I do love London living - the noise, the options, decent coffee at 6am and excellent curry at midnight. But watching Shona's post-work beach picnics does make me question my choices. I've tried recreating them in my London garden - but it's just not the same!
The best I can do is get the barbecue going and grill something, or make a whole lot of salads and imagine I can hear the waves.
Watermelon and feta, or another kind of feta-fruit combination, is the kind of salty-sweet beach food that I grew up with. But every coastal culture has its own perfect seaside bite. Spanish chiringuitos serve paella from massive pans while you sit at wobbly plastic tables. I’ve been enjoying those in Ibiza for the last two summers. In Thailand, it's som tam - a fierce green papaya salad that cuts through the heaviest heat. Mexican beaches have elote - corn slathered with mayo, cheese, and chilli.
I asked around the test kitchen for my colleagues' beach food memories. Chaya tells me that in Mauritius, families take portable gas hobs to the beach and make fresh biryani using the morning's catch. Angelos remembers the watermelon man along Cypriot beaches, shouting "KARPOUZI!" while balancing enormous boxes of cut melon on his rickety bicycle.


We all eat so differently by water, but the approach feels the same. Everything portable, unfussy, designed for sandy hands and unstable surfaces. It's also permission to eat messily and simply - whatever tastes good and travels well.

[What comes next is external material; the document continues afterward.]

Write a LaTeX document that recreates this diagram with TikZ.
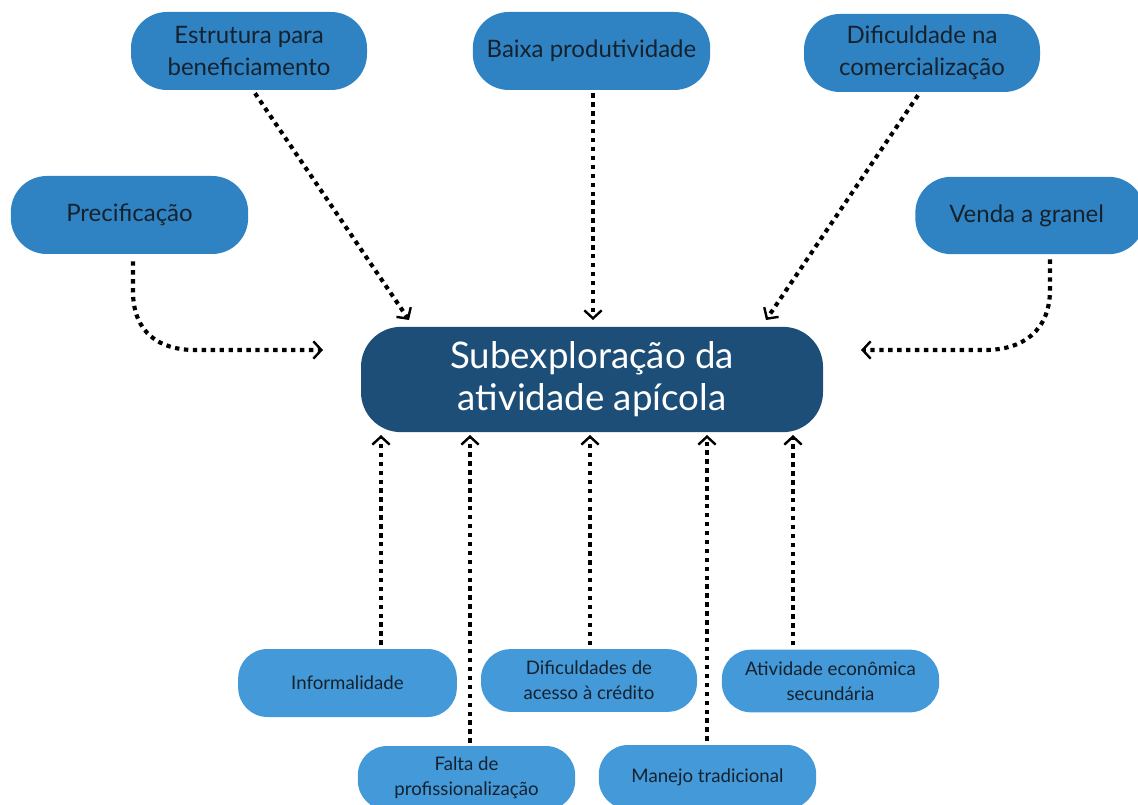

This week's recipes are our attempts at bottling that seaside magic. A spicy seafood salad that actually improves as it sits, and chorizo-stuffed buns that are perfect for picnics - whether you're lucky enough to eat them by the sea or from your increasingly sweaty kitchen.
Spicy seafood salad (Acapulco ceviche)
José Lizzaralde from Carousel recently spent an afternoon in our test kitchen, showing us his Acapulco approach to ceviche (a mix of marinated seafood, full of citrus). It's quite different from the Peruvian versions you might know - this one's more boisterous, packed with orange and lime juice, spiked with jalapeños, and given proper depth with Worcestershire and Maggi.
Unlike classic ceviche, where the citrus does all the cooking, José used seafood that's already cooked. We go for prawns, squid, and mussels, but scallops work beautifully, as does any firm white fish—hake, cod, even fish cheeks if you can get them. Buy them ready-cooked or poach them lightly yourself.
Make the marinade the night before, then fold in your seafood thirty minutes before serving (or packing up your picnic).